My mother was a woman that few people ever really knew! Oh yes, they knew her as the mother of six children, a friend and a neighbour — but not the real Lucy Apted.
She was born the eldest daughter in a family of seven children. Her childhood consisted of hard work, as she looked after her younger brothers and sisters. Then, at the age of 14, she was sent into service. She became a servant to the gentry folk and waited on them hand and foot, eventually reaching the dizzying heights of a Lady’s companion, when life became a little easier.
Her teenage years were spent during World War I in London, United Kingdom, where she had many narrow escapes and saw many wounded soldiers returning from the Somme battlefields.

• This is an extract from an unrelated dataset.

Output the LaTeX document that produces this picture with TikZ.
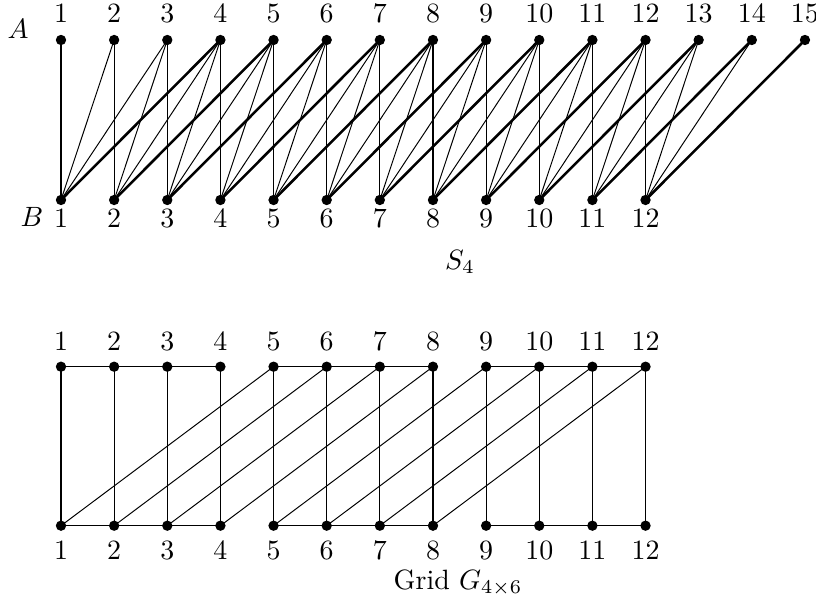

Soon after the war ended she married my father and had six children (no contraception in those days). Then came the world Depression years and my Father joined the army to ensure a weekly wage, as there was no work to be found and we were going hungry. Then came the outbreak of World War II and Dad was taken Prisoner of War at Dunkirk. He spent the remainder of the war in a German Prisoner of War camp. Suddenly, Mother was on her own with six children to provide for.
With all the work she had looking after us, she went out cleaning other people’s houses and their shopping. Some days she would be so tired she would fall asleep in her armchair, and always went to bed early after my brothers and sisters went to bed.
The bombing destroyed our home. That same day my two older sisters’ place of work was bombed and the school my younger brother and sister went to was bombed. Mother spent the day digging through the rubble to get neighbours to safety. Her best friend died in her arms after Mother had dug her out of what was left of her home, along with her ten-month-old daughter, who also died. We lost many friends and neighbours that day, yet life had to go on. Mother had to find us another home and start from nothing as we had lost everything, except for the clothes we stood up in.
The agony of seeing us off to school not knowing if she would ever see us again is too unbearable to think about, yet Mother had to suffer that agony every day.
There was also the hell of not knowing if Father would survive until the end of the war. Father went through his own hell, but as he said when he returned home, he thought we were all safe.
I can remember seeing Mother crying one day, something I had never seen before. I cuddled her and asked what was wrong. She had just had the news that Father was missing and believed dead. It was almost a year later before she heard he was alive. Father had been on the guns covering the rear as our men raced into the boats at Dunkirk. The shells had killed all his mates. He lost his memory and his identity tag had been blown from his neck in the blast.
Somehow Mother kept us all together through the daily air raids on our town. Somehow, she provided enough food for us to eat. Somehow, she gave us a happy and safe ‘arbour’ to come home to every day. I honestly don’t know how she did it. I can only imagine the anguish and heartache she must have suffered. I don’t think I could ever be as brave as she was, giving all her children the courage to face each day as it came. The six years of living through a war and raising six well-balanced happy children, deserves a medal. There were more civilians killed during World War II than there were military personnel. Many mothers whose stories have never been told.
When the war finally ended and Father came home, there was a strangeness that is hard to describe. A difference that seemed to permeate the very air we breathed. What was it? We children did not know of course! There had been so many changes; so many experiences. Life and death scenes played out before us all. How could we be the same people we were before the war? Dad had last seen us as little children. He came home to school children and adults working for a living, but most of all he came home to a very different woman than the one he had said goodbye to. A self-assured competent woman who no longer needed a man to provide.
Dad had also come home a very different man after all his terrible experiences in the Prisoner of War camp. They had both held dying friends in their arms, both been through the utter hopelessness that war brings. Yes, there was a difference! A big difference! Like thousands of others that found they could no longer live together, Mother and Father agreed to an amicable separation. The difference was too much. They were strangers!
The impression my Mother made on my life has stayed with me all my life. I wish I could be just half of the woman she was. When she died a few years ago, I lost my very best friend and I miss her still.